Yes “such leaders as [?] Chambers are positively destroying all correct notions of right and wrong.” The lead must be taken out of such hands. The order must be reversed — or rather order must supersede disorder. Those who have heretofore been followers must be the leaders — the leaders must become followers — “The last must be first and the first, last.” The most astonishing thing to see, since I have understood the world’s wants, is the amazing ignorance with which it has been led and governed! and I have found in practice, the very best appreciators and leaders of Equity among those who were in humble positions and who seemed totally unconscious of their superiority. And we have found those who are ambitious to lead to be the most incapable of it, and the most troublesome of any.

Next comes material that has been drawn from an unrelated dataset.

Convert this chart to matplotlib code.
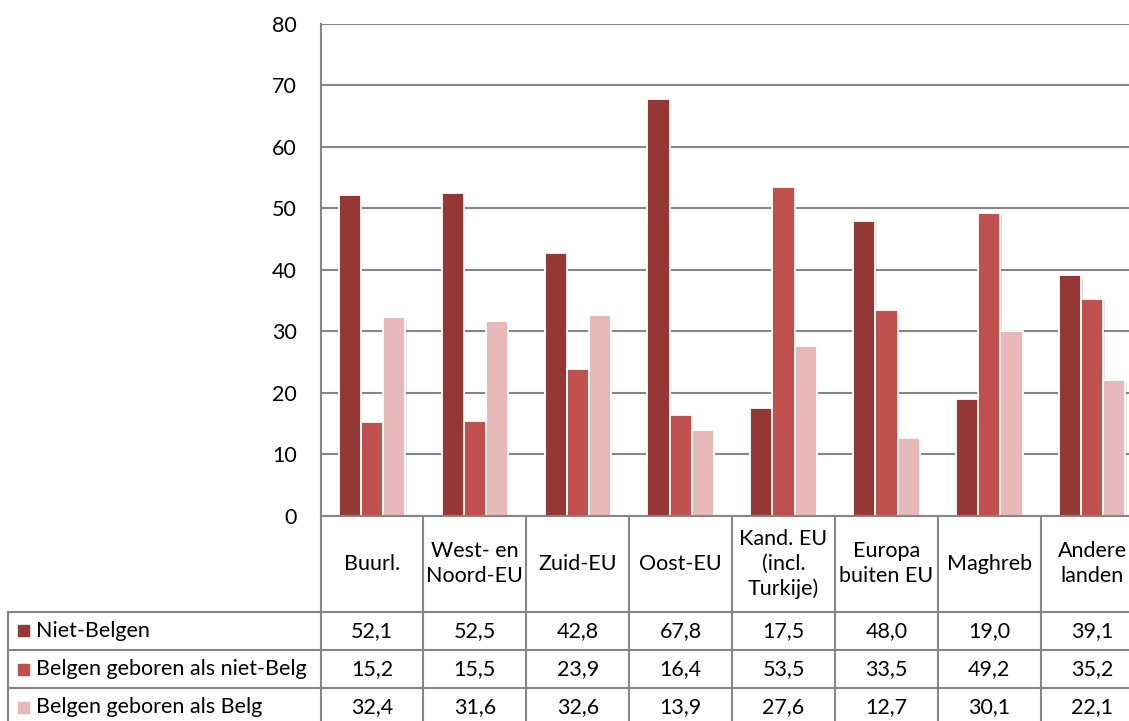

You will learn more of my printing inventions now, as I am making them more public than ever; because I have not till now obtained all the results which I aimed at. I wish I could at once put you in possession of them, but this cannot be done by any means short of personal example and instruction. I will from time to time send you proofs that I have attained the means of printing from type without the expensive and tedious process of setting type; and I invite you to take the earliest opportunity of getting the art and the materials among you. I have already a patent half through your English law machinery — this was done more to prevent its being monopolised in that country than for any other purpose. I wonder if some of you could not complete this, and make it profitable, as well as remuneration to me? But some one must come here and learn it practically, or someone must carry it over to you. At present, no person but myself knows the process, nor would they by any quantity of experiments be likely to find out all that is indispensable to the result. I have had these experiments in hand twenty three years!
I see, by your remarks on “land tenures” that you do not fully grasp the whole of our issue with the world’s wrong. You would have the land a national interest, a combined interest, a common property. Now the most prominent point we make against all the world’s institutions and practices and against all the reforms is that we entirely repudiate all common or combined or partnership interests and consequently all national or state interests; and insist upon it that all interests must be thoroughly individualized before society can begin to be harmonious.
Of course, with us, there can be no such a thing as a nation or state. There should be only the family of mankind — each individual managing his own affairs supremely and absolutely, but equitably, with his fellow man. The ownership of the soil for the sake of order and harmony, for the sake of disposing with legislation, must be absolute in the individual, guaranteed by a public sense of justice, the purchases and sales of it being conducted upon the cost principle, which remunerates only the labor in the transaction; [this] destroys all landlordism, profitmongering, or usury as based upon traffic in the soil. I admit that land tenures are a fundamental consideration and we not the means of completely and harmoniously adjusting them, I should not now be writing to you from this place where something like a thousand acres are sold or for sale to settlers, without a dollar of profit beyond an equitable compensation for the labor of purchasing, surveying, making deeds, &c. I respectfully and affectionately invite you and your friends to look into this and study it, till you see in it all that you desire, and more than you expect.
I thank you for the handbill. My blood has boiled and trembled in my veins at every word of the movements of the noble Kossuth and Mazzini, but at the same time, at best I could but consider that their mission was to plough up the soil, to disencumber it of rocks and trees. The planting and culture is necessarily the mission of others.
In all this I often feel envious to know how the present rulers of the earth would receive “Equity” were it once made known to them. It is certainly no more at issue with them, than it is with what is generally called Reform. The strongest argument for despotism is founded upon individuality, which is the first corner stone of Equity, and which asserts the absolute right of despotism in every individual over his own, while despotic governments assert it only for a few, and this from the absolute necessity of despotic power where there is any power at all. To have no governmental power at all, there should be no public interests to manage. All interests must become individualized before we can dispense with governments or despotisms. This disintegration of interests is a new proposition. It is precisely the opposite in principle to reforms which have failed and been rejected and opposed by the governments as the elements of disorder and “insecurity.” The governments are right in this view of the ordinary reforms and I therefore feel anxious to know how they treat Equity when it comes to be made known. It really seems to me to be the platform upon which rulers and ruled can amicably meet, shake hands, and weep over the past or look forward to the future with a feeling of inexpressible joy.
I have not yet received the pamphlets, which I much regret. I thank you for sending them and shall be glad to read them, but think you will not need my opinion on them after you have read and understood all our positions, for they seem to be a kind of standing criticism on all reform propositions.
Yes, I believe I have had as good opportunities to examine the spiritual development as any one, the result of all of which is, that I would advise any one to take all convenient opportunities to examine for himself, for no description of other persons can do the subject or the enquirer justice. I would not advise you to incur much expense in this, as it cannot be long before plenty of opportunities will be presented to every one without expense. It is no imposture, nor is it a delusion.
(write again soon)
 Lajos (Louis) Kossuth (1802–1894) was a Hungarian politician and liberal dissident, widely beloved of 19th-century reformers. Giusseppe Mazzini (1805–1872) was a leader in democracy and independence movements in Italy.